Esse foi um dos objetivos da atual gestão. Nós queríamos atingir a meta de 10% dos ingressantes passando pelo menos um semestre no exterior. Conseguimos atingir essa meta em 2008, mais do que dobrando a quantidade de estudantes que tiveram oportunidade de atuar em outras universidades. Essa internacionalização também produz frutos de reconhecimento no exterior em relação à qualidade da Unicamp. Praticamente sem exceção, os estudantes que participam desses programas de intercâmbio são muito elogiados. Tanto quanto nossos professores, eles também divulgam a qualidade dos nossos programas de ensino e pesquisa. É sempre uma experiência positiva.
‘A Unicamp, como
nenhuma outra
universidade
brasileira, usou,
usa e se faz valer
da autonomia’
JU – Segundo seu relatório de gestão, sua administração concluiu quase 22 mil metros quadrados de obras novas e deixou outros 51 mil metros quadrados em execução. A gestão deixa também quase duas dezenas de novos laboratórios de pesquisa e de ensino. Há alguma coisa que gostaria de ter feito e não fez? Há ainda muita coisa por ser construída ou consolidada, do ponto de vista físico, na Unicamp como um todo?
Tadeu
– Sim, muita coisa ainda precisa ser feita.
Os próprios números indicam isso. A Universidade tem muita
dificuldade em viabilizar construções. Nós tivemos recursos
para entregar muito mais que 22 mil metros quadrados, mas
não conseguimos devido aos procedimentos necessários para
o desenvolvimento das obras. Evidentemente, elas têm de
ser licitadas para dar visibilidade ao emprego dos recursos
públicos. No entanto, esse procedimento tem sido um entrave
para a Universidade. Há uma disputa muito acirrada entre
as empresas interessadas em assumir as obras. Não raro,
as licitações se transformam em processos judiciais. Além
disso, as empresas que oferecem melhor preço nem sempre
conseguem concluir a obra. Boa parte delas subdimensionam
seus custos para vencer a licitação e depois desistem
por falta de fôlego. Simplesmente abandonam a obra. Com
isso, todo o processo tem de ser recomeçado.
Fizemos várias tentativas para resolver essa questão. Conseguimos equacioná-la parcialmente, mas ainda precisamos encontrar um caminho melhor para viabilizar as obras, com atuação mais eficaz no uso dos recursos e respeitando os processos legais. Há, ainda, o fato de que muitas unidades demandam obras sem terem um projeto prévio. A distância entre a demanda e a execução efetiva da obra toma um tempo que às vezes é medido em anos.

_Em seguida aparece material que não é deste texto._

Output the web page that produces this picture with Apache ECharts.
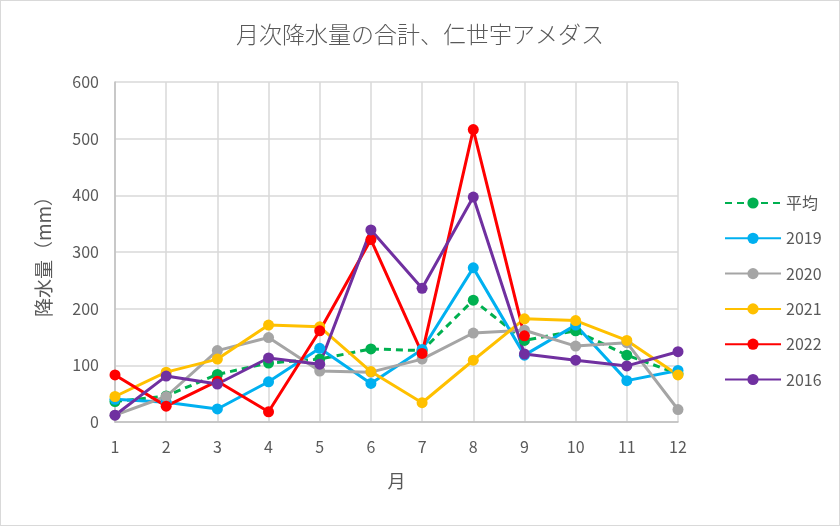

O exemplo mais claro dessa situação é a construção de um teatro. A necessidade de a Unicamp ter um teatro próprio está reconhecida desde sempre. A idéia começou a ser viabilizada em 2001 com a alocação de R$ 3 milhões. Mas se tratava de um teatro apenas sonhado, não havia projeto. Só a partir da alocação dos recursos é que foi se pensar num concurso para um projeto arquitetônico. Esse concurso foi vencido por um projeto que, na época, custava cerca de R$ 8 milhões, e hoje tem um custo estimado em R$ 12 milhões. Conseguimos captar mais recursos e, finalmente agora, oito anos depois, temos os projetos arquitetônico e executivo para dar início à licitação. Mesmo assim, abrindo-se a licitação, não podemos descartar eventuais problemas no processo. Esse é um caso emblemático das dificuldades relacionadas às obras.
JU – Quais seus planos para o futuro?
Tadeu – No plano mais imediato, e aproveitando que deixo a Reitoria às vésperas de um feriado, meu plano é descansar um pouco. Mas não muito, porque também não vale a pena. Toda minha vida foi construída na Unicamp. Formei-me aqui, fui contratado imediatamente, construí toda minha carreira docente nessa Universidade, passei por vários cargos e cheguei a reitor. Graças às reformas na Previdência em 1998 e 2003, não tenho tempo para me aposentar. Acho que só posso ambicionar uma coisa: continuar trabalhando pela educação brasileira. Foi isso que sempre fiz. Como professor e como gestor da Universidade nos cargos administrativos que ocupei, sempre tentei dar condições para que a educação se processasse da melhor forma. O que eu puder fazer para que esse processo continue melhorando, gostaria de continuar fazendo. Até porque, acho que não saberia fazer outra coisa.